▶ _What the task requires_: Output the lines exactly, from the one where "Reproduce this chart with matplotlib." appears through the one where "ax.tick_params(axis='x', pad=4)" appears. Images are left out.

• • • • • • •

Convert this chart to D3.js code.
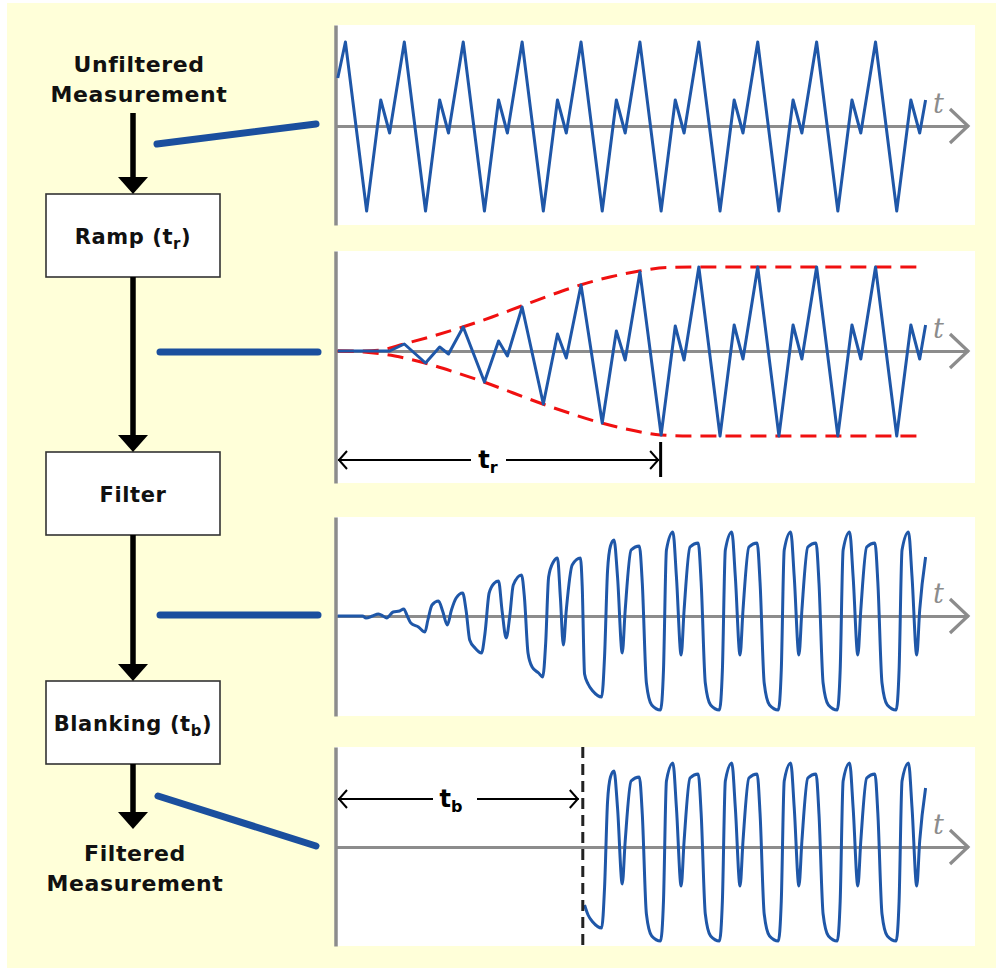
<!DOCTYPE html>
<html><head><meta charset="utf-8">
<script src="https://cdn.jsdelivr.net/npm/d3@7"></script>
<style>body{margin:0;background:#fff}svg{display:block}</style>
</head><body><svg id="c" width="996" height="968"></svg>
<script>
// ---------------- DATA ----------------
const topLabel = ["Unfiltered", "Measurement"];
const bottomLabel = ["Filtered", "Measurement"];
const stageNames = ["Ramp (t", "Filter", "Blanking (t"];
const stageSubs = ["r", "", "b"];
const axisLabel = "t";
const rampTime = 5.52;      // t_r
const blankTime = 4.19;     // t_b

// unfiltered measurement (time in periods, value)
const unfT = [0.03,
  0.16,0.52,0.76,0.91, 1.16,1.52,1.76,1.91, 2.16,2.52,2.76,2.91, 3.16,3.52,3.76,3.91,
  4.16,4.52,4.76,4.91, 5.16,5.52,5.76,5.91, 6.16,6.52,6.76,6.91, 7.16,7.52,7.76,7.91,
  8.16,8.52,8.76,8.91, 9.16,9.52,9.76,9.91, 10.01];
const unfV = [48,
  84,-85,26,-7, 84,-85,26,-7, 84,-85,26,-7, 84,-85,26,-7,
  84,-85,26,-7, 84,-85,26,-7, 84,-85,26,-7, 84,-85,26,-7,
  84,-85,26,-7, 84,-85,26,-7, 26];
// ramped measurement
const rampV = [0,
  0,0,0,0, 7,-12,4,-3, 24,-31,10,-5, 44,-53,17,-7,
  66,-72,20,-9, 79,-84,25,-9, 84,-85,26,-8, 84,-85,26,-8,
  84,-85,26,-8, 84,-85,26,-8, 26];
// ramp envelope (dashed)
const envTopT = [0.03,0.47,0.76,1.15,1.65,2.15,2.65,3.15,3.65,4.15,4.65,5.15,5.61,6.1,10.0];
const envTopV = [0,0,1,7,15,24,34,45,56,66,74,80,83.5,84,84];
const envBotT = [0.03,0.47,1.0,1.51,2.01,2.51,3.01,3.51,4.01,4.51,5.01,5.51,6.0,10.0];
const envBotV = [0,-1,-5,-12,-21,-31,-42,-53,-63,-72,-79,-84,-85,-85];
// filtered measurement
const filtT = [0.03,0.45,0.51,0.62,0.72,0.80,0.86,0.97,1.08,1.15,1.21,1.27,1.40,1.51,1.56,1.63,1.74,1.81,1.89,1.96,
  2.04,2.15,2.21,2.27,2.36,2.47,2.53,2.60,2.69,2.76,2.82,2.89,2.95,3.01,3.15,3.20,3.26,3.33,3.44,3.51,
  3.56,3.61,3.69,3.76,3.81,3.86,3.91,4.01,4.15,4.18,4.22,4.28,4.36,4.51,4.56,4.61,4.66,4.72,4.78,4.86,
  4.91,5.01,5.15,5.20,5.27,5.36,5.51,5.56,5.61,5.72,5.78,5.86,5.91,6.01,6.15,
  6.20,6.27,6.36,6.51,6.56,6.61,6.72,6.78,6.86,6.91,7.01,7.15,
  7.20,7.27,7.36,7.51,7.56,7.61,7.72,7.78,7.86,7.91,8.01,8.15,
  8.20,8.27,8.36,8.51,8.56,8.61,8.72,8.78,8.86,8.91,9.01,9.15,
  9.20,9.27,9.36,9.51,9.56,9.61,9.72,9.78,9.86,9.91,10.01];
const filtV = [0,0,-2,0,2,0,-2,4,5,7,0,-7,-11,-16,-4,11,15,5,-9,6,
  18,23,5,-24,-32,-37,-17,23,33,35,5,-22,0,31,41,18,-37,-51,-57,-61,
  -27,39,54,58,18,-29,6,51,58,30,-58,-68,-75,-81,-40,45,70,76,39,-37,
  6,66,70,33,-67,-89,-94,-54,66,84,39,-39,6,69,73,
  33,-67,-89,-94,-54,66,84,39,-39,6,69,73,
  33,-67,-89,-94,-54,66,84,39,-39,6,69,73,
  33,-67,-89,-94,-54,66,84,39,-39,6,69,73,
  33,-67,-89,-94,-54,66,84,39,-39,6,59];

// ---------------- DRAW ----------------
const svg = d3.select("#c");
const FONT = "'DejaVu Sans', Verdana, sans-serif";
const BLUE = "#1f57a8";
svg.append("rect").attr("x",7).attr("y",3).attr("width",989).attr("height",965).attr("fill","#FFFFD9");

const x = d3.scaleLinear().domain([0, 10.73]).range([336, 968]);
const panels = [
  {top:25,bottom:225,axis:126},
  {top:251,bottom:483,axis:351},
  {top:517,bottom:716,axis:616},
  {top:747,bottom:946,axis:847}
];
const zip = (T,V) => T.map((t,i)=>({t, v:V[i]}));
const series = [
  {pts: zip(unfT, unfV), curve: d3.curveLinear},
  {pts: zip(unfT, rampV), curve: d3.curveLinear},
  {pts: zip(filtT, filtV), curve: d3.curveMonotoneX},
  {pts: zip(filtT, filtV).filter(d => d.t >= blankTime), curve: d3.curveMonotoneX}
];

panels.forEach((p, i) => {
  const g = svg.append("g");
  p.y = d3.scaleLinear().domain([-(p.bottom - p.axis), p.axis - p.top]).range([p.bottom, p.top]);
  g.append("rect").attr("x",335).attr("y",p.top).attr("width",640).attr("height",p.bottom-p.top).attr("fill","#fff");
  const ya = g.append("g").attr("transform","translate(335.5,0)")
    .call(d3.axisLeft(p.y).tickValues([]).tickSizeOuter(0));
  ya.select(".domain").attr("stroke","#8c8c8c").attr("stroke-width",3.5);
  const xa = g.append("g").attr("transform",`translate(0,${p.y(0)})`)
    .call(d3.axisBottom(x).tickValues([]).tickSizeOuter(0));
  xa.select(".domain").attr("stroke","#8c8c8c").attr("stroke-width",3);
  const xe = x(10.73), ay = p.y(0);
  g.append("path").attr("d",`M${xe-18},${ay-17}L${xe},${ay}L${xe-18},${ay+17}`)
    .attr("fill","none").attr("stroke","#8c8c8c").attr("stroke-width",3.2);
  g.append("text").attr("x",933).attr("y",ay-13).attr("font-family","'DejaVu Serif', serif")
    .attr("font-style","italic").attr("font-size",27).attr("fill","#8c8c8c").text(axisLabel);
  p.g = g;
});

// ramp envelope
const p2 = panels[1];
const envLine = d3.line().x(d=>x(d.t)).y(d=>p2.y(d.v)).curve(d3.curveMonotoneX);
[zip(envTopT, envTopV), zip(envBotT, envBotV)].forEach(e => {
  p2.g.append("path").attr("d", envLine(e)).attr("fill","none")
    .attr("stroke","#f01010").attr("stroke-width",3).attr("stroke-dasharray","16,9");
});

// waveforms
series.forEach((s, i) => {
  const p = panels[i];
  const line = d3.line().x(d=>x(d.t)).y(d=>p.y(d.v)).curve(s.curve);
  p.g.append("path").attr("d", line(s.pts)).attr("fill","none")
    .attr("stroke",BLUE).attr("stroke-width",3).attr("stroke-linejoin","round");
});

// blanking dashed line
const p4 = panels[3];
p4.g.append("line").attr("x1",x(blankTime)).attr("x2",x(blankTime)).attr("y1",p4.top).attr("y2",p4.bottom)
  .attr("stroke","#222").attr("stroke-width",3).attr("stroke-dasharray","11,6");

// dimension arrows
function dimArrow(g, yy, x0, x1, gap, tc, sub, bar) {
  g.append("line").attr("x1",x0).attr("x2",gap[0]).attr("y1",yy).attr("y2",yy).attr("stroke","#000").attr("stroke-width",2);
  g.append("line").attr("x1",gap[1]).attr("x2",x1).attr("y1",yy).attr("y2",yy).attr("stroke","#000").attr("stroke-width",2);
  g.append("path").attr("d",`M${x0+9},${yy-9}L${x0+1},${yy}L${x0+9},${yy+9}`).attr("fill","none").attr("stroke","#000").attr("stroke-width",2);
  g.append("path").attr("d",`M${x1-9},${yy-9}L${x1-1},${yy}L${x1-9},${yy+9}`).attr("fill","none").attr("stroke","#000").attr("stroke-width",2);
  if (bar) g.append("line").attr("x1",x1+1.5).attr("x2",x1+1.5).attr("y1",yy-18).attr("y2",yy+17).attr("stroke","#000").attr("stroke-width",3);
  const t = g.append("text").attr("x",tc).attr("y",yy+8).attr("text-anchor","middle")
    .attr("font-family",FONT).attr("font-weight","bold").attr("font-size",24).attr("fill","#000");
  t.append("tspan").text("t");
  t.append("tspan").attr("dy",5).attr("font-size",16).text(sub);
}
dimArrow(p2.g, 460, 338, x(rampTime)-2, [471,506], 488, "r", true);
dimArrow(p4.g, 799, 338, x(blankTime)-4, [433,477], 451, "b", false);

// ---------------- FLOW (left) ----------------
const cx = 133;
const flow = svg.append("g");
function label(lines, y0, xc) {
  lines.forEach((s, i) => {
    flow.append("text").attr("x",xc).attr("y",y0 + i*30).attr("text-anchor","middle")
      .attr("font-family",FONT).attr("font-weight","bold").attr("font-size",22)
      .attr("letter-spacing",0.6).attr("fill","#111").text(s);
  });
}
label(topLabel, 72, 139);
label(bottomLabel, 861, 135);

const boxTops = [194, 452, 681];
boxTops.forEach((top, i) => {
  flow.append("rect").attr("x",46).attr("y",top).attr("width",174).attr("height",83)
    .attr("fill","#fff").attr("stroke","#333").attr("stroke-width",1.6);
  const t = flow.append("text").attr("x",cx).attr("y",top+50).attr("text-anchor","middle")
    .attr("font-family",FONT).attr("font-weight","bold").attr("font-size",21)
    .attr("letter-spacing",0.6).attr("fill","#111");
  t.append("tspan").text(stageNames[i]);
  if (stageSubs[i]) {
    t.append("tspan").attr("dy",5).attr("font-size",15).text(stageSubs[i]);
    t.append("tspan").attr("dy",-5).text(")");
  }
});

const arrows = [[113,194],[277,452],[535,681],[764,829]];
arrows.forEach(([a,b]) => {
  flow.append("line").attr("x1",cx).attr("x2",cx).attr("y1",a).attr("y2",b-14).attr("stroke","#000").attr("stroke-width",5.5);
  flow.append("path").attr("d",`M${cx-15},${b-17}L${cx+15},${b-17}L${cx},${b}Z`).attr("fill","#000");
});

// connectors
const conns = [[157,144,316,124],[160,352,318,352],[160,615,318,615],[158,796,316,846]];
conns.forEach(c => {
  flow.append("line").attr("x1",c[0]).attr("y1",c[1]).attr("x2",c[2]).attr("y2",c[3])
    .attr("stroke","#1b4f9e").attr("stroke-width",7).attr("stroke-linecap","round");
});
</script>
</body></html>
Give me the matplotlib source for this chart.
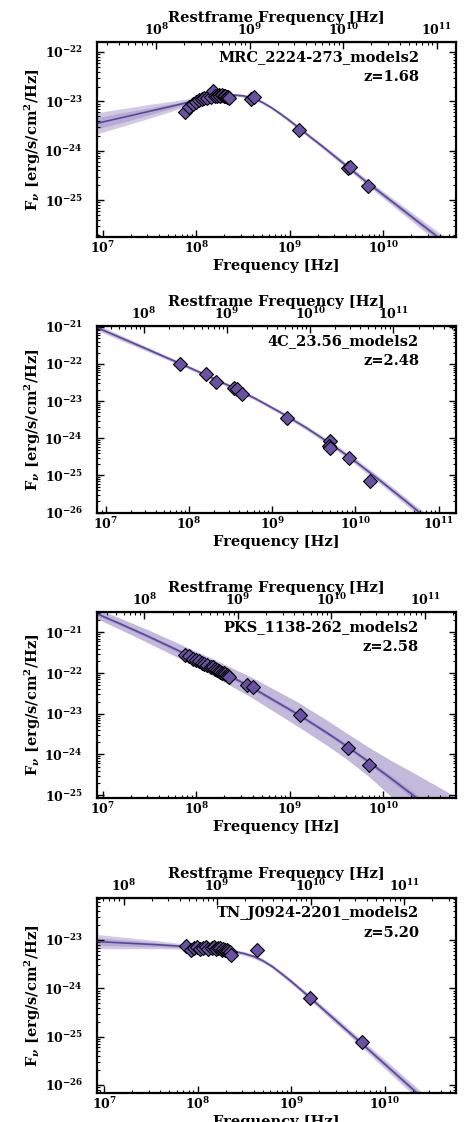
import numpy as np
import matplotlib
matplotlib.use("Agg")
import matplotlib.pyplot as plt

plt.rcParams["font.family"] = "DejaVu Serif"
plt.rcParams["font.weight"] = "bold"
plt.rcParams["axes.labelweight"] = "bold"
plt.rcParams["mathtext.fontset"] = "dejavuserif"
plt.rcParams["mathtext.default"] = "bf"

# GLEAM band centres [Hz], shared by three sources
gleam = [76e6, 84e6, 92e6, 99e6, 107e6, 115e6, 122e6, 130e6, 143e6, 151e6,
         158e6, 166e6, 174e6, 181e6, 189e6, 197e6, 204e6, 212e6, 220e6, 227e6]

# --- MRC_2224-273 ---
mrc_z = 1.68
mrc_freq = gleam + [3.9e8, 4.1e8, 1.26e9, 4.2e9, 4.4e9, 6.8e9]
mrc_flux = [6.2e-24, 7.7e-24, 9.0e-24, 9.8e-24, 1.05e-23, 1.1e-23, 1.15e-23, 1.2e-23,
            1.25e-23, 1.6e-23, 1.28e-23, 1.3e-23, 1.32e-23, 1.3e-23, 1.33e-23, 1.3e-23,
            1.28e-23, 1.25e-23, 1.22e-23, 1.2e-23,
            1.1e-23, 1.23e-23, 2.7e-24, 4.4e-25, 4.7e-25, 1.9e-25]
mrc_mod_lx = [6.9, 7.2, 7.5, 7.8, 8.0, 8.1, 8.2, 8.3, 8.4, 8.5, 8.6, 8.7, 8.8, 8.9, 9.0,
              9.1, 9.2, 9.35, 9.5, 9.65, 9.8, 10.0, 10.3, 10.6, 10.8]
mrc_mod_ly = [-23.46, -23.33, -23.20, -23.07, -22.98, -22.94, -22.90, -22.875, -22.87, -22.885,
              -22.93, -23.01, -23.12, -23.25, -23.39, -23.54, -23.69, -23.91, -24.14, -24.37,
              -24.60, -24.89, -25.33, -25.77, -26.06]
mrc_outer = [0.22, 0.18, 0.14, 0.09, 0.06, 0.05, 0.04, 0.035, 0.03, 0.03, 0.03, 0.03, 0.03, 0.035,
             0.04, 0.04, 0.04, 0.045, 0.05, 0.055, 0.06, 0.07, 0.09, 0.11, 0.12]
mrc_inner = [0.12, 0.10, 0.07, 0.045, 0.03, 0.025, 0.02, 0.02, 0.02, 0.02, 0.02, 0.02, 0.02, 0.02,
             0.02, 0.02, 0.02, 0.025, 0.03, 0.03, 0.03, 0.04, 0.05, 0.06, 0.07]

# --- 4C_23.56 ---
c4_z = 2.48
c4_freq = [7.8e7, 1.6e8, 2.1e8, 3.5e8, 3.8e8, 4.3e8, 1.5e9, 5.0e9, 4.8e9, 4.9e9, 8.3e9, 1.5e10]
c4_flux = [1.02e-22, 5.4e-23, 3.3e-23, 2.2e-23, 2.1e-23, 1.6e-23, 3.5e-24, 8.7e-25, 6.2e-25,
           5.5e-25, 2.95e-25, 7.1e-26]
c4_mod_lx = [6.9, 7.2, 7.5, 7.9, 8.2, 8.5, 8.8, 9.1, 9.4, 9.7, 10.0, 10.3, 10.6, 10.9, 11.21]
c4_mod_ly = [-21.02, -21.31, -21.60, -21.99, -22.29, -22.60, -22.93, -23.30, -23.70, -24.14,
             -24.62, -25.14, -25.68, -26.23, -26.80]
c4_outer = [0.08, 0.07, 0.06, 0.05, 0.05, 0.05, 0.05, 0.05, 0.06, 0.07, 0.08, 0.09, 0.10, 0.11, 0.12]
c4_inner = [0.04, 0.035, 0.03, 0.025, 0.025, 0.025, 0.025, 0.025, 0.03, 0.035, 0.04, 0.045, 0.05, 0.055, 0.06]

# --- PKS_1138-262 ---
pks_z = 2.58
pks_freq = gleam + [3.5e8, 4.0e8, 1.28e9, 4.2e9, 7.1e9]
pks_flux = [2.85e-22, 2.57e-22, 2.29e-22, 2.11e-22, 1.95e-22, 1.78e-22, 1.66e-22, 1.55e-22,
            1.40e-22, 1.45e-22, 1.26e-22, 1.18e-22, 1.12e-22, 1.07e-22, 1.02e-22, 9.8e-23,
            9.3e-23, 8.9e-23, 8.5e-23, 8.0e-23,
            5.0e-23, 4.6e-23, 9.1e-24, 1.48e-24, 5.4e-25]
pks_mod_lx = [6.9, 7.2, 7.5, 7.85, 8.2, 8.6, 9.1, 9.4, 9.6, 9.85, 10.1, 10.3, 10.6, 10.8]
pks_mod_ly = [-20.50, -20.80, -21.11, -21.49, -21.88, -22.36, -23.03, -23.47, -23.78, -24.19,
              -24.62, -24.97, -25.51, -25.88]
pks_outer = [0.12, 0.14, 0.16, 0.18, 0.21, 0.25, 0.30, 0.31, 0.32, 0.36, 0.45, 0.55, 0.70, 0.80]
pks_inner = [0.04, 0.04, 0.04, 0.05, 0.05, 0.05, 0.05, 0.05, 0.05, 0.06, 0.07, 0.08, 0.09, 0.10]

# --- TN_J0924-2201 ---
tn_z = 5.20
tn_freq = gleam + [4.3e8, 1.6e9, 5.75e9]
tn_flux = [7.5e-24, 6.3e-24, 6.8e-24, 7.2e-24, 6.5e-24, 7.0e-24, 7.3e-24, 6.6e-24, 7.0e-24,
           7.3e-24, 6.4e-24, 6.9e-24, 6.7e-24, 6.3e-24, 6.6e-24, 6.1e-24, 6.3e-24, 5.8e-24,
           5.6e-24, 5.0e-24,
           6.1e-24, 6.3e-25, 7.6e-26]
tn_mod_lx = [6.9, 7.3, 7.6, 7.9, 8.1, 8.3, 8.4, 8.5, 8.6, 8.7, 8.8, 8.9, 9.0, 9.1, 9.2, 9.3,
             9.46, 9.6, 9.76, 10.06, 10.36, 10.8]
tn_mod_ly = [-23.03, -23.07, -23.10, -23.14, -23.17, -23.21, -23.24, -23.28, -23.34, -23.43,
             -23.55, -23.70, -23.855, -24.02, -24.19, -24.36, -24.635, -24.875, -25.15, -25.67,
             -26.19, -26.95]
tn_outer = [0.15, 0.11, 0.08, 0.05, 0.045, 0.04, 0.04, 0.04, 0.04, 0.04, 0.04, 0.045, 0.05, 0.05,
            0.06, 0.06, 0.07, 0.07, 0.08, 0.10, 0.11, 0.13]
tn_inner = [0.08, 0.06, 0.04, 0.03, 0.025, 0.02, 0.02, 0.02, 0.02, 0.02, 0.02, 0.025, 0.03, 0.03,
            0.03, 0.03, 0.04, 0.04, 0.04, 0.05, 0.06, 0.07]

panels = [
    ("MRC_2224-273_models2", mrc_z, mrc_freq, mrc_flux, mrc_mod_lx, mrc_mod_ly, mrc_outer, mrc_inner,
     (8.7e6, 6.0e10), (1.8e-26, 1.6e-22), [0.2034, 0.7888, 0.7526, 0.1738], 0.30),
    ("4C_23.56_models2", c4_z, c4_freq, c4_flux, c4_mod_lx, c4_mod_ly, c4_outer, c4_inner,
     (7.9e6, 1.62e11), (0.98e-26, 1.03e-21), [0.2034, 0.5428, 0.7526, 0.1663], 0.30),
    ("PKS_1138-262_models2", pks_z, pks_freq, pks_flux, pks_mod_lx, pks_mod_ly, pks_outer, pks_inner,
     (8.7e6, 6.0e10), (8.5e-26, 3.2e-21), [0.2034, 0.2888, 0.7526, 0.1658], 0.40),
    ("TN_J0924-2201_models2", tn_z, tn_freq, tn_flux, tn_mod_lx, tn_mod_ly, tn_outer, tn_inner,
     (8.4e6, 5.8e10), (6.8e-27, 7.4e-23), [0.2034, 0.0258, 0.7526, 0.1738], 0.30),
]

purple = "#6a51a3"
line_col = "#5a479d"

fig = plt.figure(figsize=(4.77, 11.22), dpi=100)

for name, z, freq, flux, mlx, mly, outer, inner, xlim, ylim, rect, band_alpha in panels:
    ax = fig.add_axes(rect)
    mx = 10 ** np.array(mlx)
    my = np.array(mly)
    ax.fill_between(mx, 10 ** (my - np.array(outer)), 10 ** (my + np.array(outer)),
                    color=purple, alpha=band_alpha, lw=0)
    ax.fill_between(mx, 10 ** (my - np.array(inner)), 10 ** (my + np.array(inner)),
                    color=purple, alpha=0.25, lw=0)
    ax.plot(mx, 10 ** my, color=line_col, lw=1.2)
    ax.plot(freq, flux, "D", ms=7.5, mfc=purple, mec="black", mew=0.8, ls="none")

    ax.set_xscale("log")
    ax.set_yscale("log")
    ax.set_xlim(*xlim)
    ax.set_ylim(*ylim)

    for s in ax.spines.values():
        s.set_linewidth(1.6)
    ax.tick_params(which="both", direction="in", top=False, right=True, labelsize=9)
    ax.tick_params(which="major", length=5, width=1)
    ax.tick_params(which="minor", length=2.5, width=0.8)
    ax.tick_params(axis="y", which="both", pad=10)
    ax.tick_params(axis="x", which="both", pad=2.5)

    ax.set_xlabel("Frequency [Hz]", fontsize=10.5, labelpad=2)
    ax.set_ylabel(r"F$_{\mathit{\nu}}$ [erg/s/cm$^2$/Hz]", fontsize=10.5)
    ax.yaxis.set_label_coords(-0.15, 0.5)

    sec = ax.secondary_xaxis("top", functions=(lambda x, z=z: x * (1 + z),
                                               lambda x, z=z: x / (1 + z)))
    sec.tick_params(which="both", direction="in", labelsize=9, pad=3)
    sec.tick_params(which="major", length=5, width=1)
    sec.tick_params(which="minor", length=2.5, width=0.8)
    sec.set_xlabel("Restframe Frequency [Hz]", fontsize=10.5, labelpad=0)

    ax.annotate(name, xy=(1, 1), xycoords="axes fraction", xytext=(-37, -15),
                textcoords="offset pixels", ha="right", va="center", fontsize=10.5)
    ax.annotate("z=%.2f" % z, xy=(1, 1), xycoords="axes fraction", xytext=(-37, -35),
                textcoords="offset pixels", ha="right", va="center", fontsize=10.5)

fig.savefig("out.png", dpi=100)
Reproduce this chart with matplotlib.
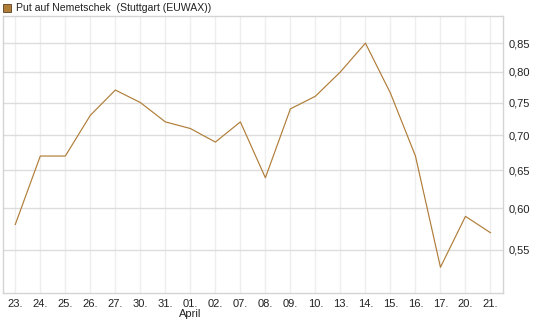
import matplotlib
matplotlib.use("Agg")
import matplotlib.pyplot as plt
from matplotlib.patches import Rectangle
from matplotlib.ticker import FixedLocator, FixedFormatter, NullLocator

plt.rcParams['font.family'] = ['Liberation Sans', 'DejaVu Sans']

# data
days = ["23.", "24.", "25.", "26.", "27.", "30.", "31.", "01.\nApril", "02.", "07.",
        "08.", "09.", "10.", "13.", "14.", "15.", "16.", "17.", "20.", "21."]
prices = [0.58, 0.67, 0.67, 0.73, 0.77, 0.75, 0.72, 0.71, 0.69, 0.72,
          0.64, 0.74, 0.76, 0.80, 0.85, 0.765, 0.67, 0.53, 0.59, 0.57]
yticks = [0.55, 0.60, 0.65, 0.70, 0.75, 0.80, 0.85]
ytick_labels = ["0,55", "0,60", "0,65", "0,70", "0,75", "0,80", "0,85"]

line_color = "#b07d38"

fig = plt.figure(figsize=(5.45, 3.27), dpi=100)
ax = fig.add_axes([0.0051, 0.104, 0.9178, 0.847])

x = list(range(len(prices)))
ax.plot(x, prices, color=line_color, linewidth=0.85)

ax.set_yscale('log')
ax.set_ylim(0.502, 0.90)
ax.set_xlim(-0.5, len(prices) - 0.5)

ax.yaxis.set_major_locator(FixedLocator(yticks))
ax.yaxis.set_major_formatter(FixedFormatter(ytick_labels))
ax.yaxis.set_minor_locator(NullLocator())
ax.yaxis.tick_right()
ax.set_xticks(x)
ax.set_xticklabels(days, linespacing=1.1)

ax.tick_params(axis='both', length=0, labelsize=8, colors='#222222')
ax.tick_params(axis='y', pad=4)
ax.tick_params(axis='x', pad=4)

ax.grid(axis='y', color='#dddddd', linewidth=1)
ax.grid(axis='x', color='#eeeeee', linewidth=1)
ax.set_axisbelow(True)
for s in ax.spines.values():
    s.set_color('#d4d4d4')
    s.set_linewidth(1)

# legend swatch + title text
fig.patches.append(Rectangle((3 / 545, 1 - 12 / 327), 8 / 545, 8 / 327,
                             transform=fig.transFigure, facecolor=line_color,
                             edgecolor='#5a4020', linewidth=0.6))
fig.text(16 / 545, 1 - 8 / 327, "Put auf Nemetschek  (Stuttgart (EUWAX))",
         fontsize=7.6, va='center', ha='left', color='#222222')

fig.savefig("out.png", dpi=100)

• • • • • • •

▶ _Exercise solution_:
Reproduce this chart with matplotlib.
import matplotlib
matplotlib.use("Agg")
import matplotlib.pyplot as plt
from matplotlib.patches import Rectangle
from matplotlib.ticker import FixedLocator, FixedFormatter, NullLocator

plt.rcParams['font.family'] = ['Liberation Sans', 'DejaVu Sans']

# data
days = ["23.", "24.", "25.", "26.", "27.", "30.", "31.", "01.\nApril", "02.", "07.",
        "08.", "09.", "10.", "13.", "14.", "15.", "16.", "17.", "20.", "21."]
prices = [0.58, 0.67, 0.67, 0.73, 0.77, 0.75, 0.72, 0.71, 0.69, 0.72,
          0.64, 0.74, 0.76, 0.80, 0.85, 0.765, 0.67, 0.53, 0.59, 0.57]
yticks = [0.55, 0.60, 0.65, 0.70, 0.75, 0.80, 0.85]
ytick_labels = ["0,55", "0,60", "0,65", "0,70", "0,75", "0,80", "0,85"]

line_color = "#b07d38"

fig = plt.figure(figsize=(5.45, 3.27), dpi=100)
ax = fig.add_axes([0.0051, 0.104, 0.9178, 0.847])

x = list(range(len(prices)))
ax.plot(x, prices, color=line_color, linewidth=0.85)

ax.set_yscale('log')
ax.set_ylim(0.502, 0.90)
ax.set_xlim(-0.5, len(prices) - 0.5)

ax.yaxis.set_major_locator(FixedLocator(yticks))
ax.yaxis.set_major_formatter(FixedFormatter(ytick_labels))
ax.yaxis.set_minor_locator(NullLocator())
ax.yaxis.tick_right()
ax.set_xticks(x)
ax.set_xticklabels(days, linespacing=1.1)

ax.tick_params(axis='both', length=0, labelsize=8, colors='#222222')
ax.tick_params(axis='y', pad=4)
ax.tick_params(axis='x', pad=4)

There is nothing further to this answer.